Rebels fighting against the South Sudanese government say that 700 men from government troops have defected with all their equipment and joined them.
South Sudanese President Salva "Kiir's army has suffered its biggest yet mass defection since the current conflict began on 15th December," rebel spokesman Lul Ruai Koang said in a statement issued on Thursday.
Koang said the defectors "engineered an internal revolt, opened fire on loyalist soldiers and in the process killed the commanding officer with the rank of colonel."
The men then "joined the rebellion with their equipment," which included 16 trucks, some of them mounted with machineguns, the statement said.

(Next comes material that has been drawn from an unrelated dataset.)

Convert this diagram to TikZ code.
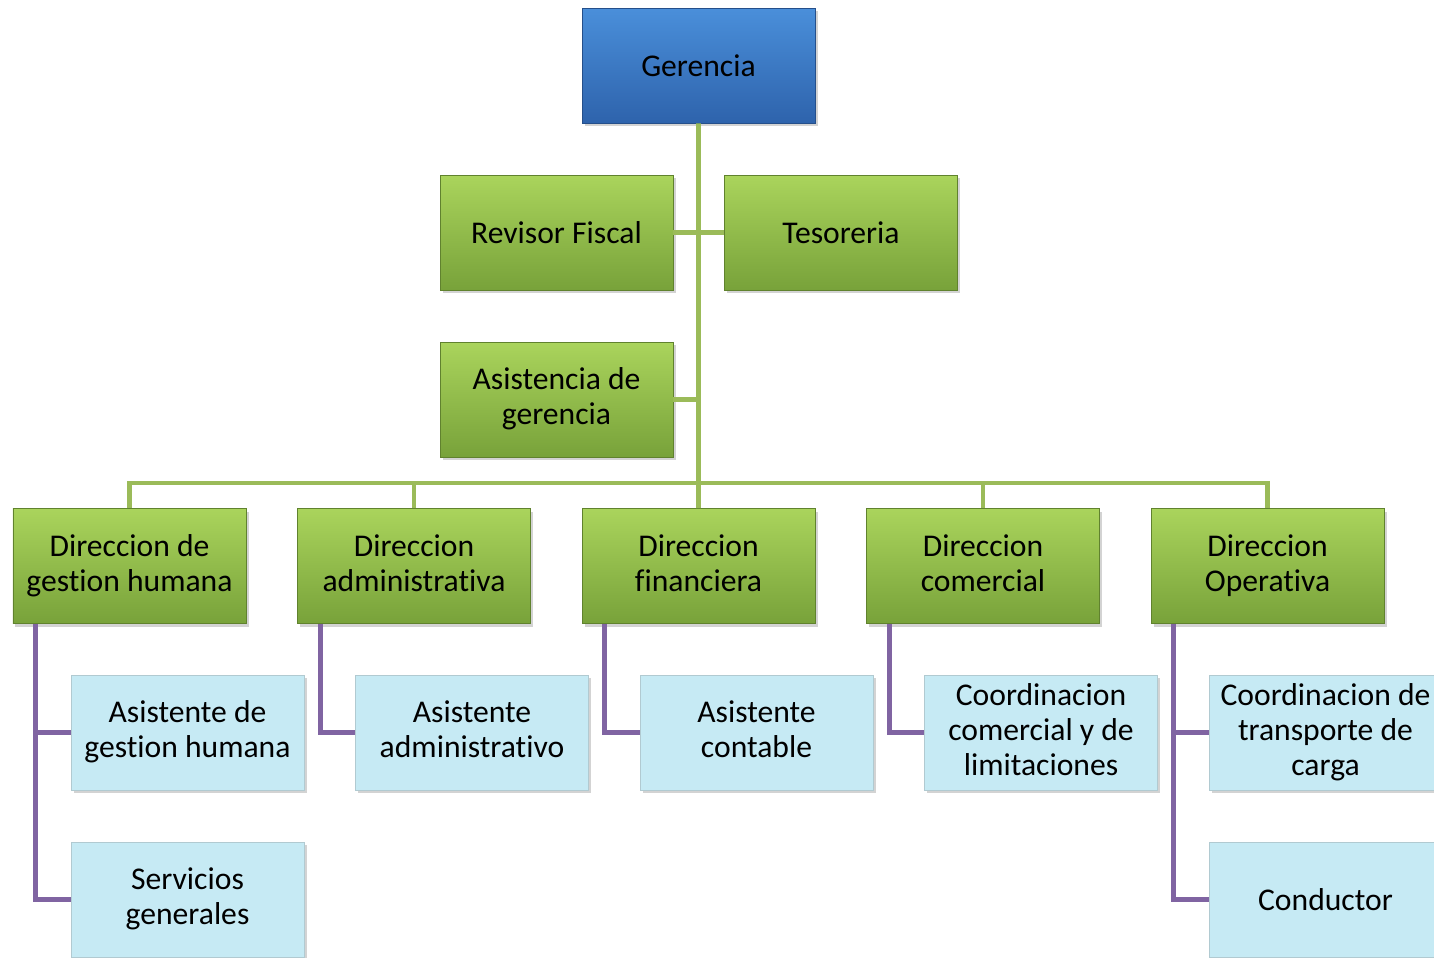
\documentclass[tikz,border=0pt]{standalone}
\usepackage{fontspec}
\setmainfont{Carlito}[Ligatures=NoCommon]
\usetikzlibrary{shadows,calc}

\definecolor{lineaverde}{HTML}{9BBB59}
\definecolor{lineamorada}{HTML}{8064A2}
\definecolor{verdearriba}{HTML}{AAD45C}
\definecolor{verdeabajo}{HTML}{78A23A}
\definecolor{azularriba}{HTML}{4A8FDA}
\definecolor{azulabajo}{HTML}{2E63AC}
\definecolor{celeste}{HTML}{C6EAF4}

\newcommand\puntal{\rule[-3.65pt]{0pt}{19.8pt}}

\begin{document}
\begin{tikzpicture}[node distance=5.69cm,
    caja/.style={rectangle, minimum width=4.66cm, minimum height=2.3cm, inner sep=0pt, align=center,
      font=\fontsize{18}{19.8}\selectfont,
      execute at begin node={\puntal}, execute at end node={\puntal},
      drop shadow={shadow xshift=0.05cm, shadow yshift=-0.06cm, opacity=0.35}},
    jefe/.style={caja, draw=azulabajo!80!black, top color=azularriba, bottom color=azulabajo},
    area/.style={caja, draw=verdeabajo!80!black, top color=verdearriba, bottom color=verdeabajo},
    cargo/.style={caja, draw=celeste!70!gray, fill=celeste},
    verde/.style={draw=lineaverde, line width=2.8pt},
    morada/.style={draw=lineamorada, line width=2.8pt}]
    \clip (0,0) rectangle (28.68,-19.16);

    % Nodes
    \node (ger) [jefe] at (13.97,-1.31) {Gerencia};
    \node (rev) [area] at (11.13,-4.65) {Revisor Fiscal};
    \node (tes) [area, right of=rev] {Tesoreria};
    \node (asis) [area] at (11.13,-7.99) {Asistencia de\\gerencia};

    \node (dgh) [area] at (2.59,-11.32) {Direccion de\\gestion humana};
    \node (dadm) [area, right of=dgh] {Direccion\\administrativa};
    \node (dfin) [area, right of=dadm] {Direccion\\financiera};
    \node (dcom) [area, right of=dfin] {Direccion\\comercial};
    \node (dop) [area, right of=dcom] {Direccion\\Operativa};

    \node (agh) [cargo] at (3.75,-14.65) {Asistente de\\gestion humana};
    \node (aadm) [cargo, right of=agh] {Asistente\\administrativo};
    \node (acon) [cargo, right of=aadm] {Asistente\\contable};
    \node (ccom) [cargo, right of=acon] {Coordinacion\\comercial y de\\limitaciones};
    \node (ctra) [cargo, right of=ccom] {Coordinacion de\\transporte de\\carga};
    \node (serv) [cargo] at (3.75,-17.99) {Servicios\\generales};
    \node (cond) [cargo] at (26.51,-17.99) {Conductor};

    \coordinate (barra) at (13.97,-9.66);

    % Green lines
    \draw[verde] (ger) -- (dfin);
    \draw[verde] (rev) -- (tes);
    \draw[verde] (asis.east) -- (asis.east -| ger.south);
    \draw[verde] (dgh.north) |- (barra) -| (dop.north);
    \draw[verde] (dadm.north) -- (dadm.north |- barra);
    \draw[verde] (dcom.north) -- (dcom.north |- barra);

    % Purple lines
    \draw[morada] ($(dgh.south west)+(0.46,0)$) |- (serv);
    \draw[morada] ($(dgh.south west)+(0.46,0)$) |- (agh);
    \draw[morada] ($(dadm.south west)+(0.46,0)$) |- (aadm);
    \draw[morada] ($(dfin.south west)+(0.46,0)$) |- (acon);
    \draw[morada] ($(dcom.south west)+(0.46,0)$) |- (ccom);
    \draw[morada] ($(dop.south west)+(0.46,0)$) |- (cond);
    \draw[morada] ($(dop.south west)+(0.46,0)$) |- (ctra);

\end{tikzpicture}
\end{document}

The fighting between troops of Kiir, who is from the Dinka ethnic group, and his former deputy, Riek Machar, a Nuer, erupted around Juba on December 15, 2013.
The conflict soon turned into an all-out war between the army and defectors, with the violence taking on an ethnic dimension that pitted the president’s tribe against Machar's.
The International Crisis Group said on January 9 that about 10,000 people had been killed in the violence.
South Sudan gained independence in July 2011 after its people overwhelmingly voted in a referendum for a split from the North.
The government in Juba is grappling with rampant corruption, unrest and conflict in the deeply impoverished but oil-rich nation, left devastated by decades of war.